Editor: D. Daniel Sokol
University of Florida
Levin College of Law

Thursday, October 18, 2012

Moving Beyond Naive Foreclosure Analysis

Posted by D. Daniel Sokol

Josh Wright (George Mason) argues for Moving Beyond Naive Foreclosure Analysis.

ABSTRACT: Over the past several decades, antitrust law has shifted from predation to exclusion as the predominant competitive risk associated with single-firm conduct. This shift is attributable to the rise of Raising Rivals’ Costs (“RRC”) as the modern economic paradigm for understanding the potential anticompetitive concerns associated with exclusionary contracts. Courts in exclusion cases have long analyzed the extent to which a defendant’s distribution contracts foreclose rivals from a critical input by calculating the percentage of the input market contractually committed to the defendant and therefore presumptively foreclosed from rival suppliers. I describe this measure as the “naive foreclosure” rate. RRC provided a more economically sophisticated approach to assessing the competitive risks associated with exclusion, while also embracing possible efficiencies of such arrangements. However, while RRC replaced the discredited foreclosure theories within economics, the naive foreclosure requirement embraced by the law has barely changed over the last half century.
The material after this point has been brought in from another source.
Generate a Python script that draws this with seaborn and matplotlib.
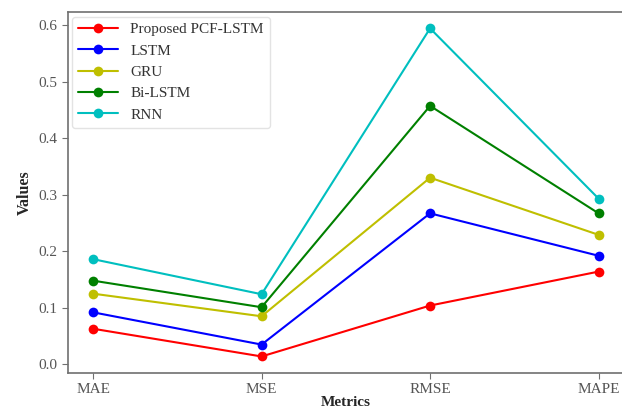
import matplotlib
matplotlib.use("Agg")
import matplotlib.pyplot as plt
import seaborn as sns
import pandas as pd

metrics = ["MAE", "MSE", "RMSE", "MAPE"]
models = ["Proposed PCF-LSTM", "LSTM", "GRU", "Bi-LSTM", "RNN"]
proposed = [0.063, 0.014, 0.104, 0.164]
lstm = [0.092, 0.035, 0.267, 0.192]
gru = [0.125, 0.085, 0.330, 0.229]
bilstm = [0.148, 0.101, 0.457, 0.267]
rnn = [0.186, 0.124, 0.594, 0.293]
colors = ["red", "blue", "y", "g", "c"]

series = [proposed, lstm, gru, bilstm, rnn]
rows = []
for m, vals in zip(models, series):
    for met, v in zip(metrics, vals):
        rows.append({"Metrics": met, "Values": v, "Model": m})
df = pd.DataFrame(rows)

sns.set_style("ticks")
plt.rcParams["font.family"] = ["Liberation Serif", "DejaVu Serif"]

fig = plt.figure(figsize=(6.22, 4.12), dpi=100)
ax = fig.add_axes([0.109, 0.095, 0.894, 0.876])
sns.lineplot(data=df, x="Metrics", y="Values", hue="Model", hue_order=models,
             palette=colors, marker="o", markersize=7, markeredgewidth=0,
             linewidth=1.5, sort=False, ax=ax)

for s in ax.spines.values():
    s.set_color("#707070")
    s.set_linewidth(1.2)
ax.tick_params(colors="#707070", labelcolor="#555555", labelsize=11, length=4)
ax.set_xlabel("Metrics", fontsize=11, fontweight="bold", labelpad=0)
ax.set_ylabel("Values", fontsize=11.5, fontweight="bold")
ax.set_yticks([0.0, 0.1, 0.2, 0.3, 0.4, 0.5, 0.6])
ax.set_yticklabels(["0.0", "0.1", "0.2", "0.3", "0.4", "0.5", "0.6"])
leg = ax.legend(loc="upper left", fontsize=11, frameon=True, handlelength=2.6,
                borderaxespad=0.3)
leg.get_frame().set_edgecolor("#dddddd")
for t in leg.get_texts():
    t.set_color("#333333")

fig.savefig("out.png", dpi=100)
What is left is a mismatch between new economic theories and obsolete doctrine. The primary purpose of this Article is to highlight this conflict and its importance and to propose the beginnings of a solution consistent with the modern approach focusing upon identifying the direct competitive impact of the restraint rather than unreliable proxies detached from economic theory. This Article proposes abandonment of the naive foreclosure measure in favor of a “but-for foreclosure” approach that assesses the net impact of the restraint at issue and isolates out other factors influencing the availability of distribution to rivals.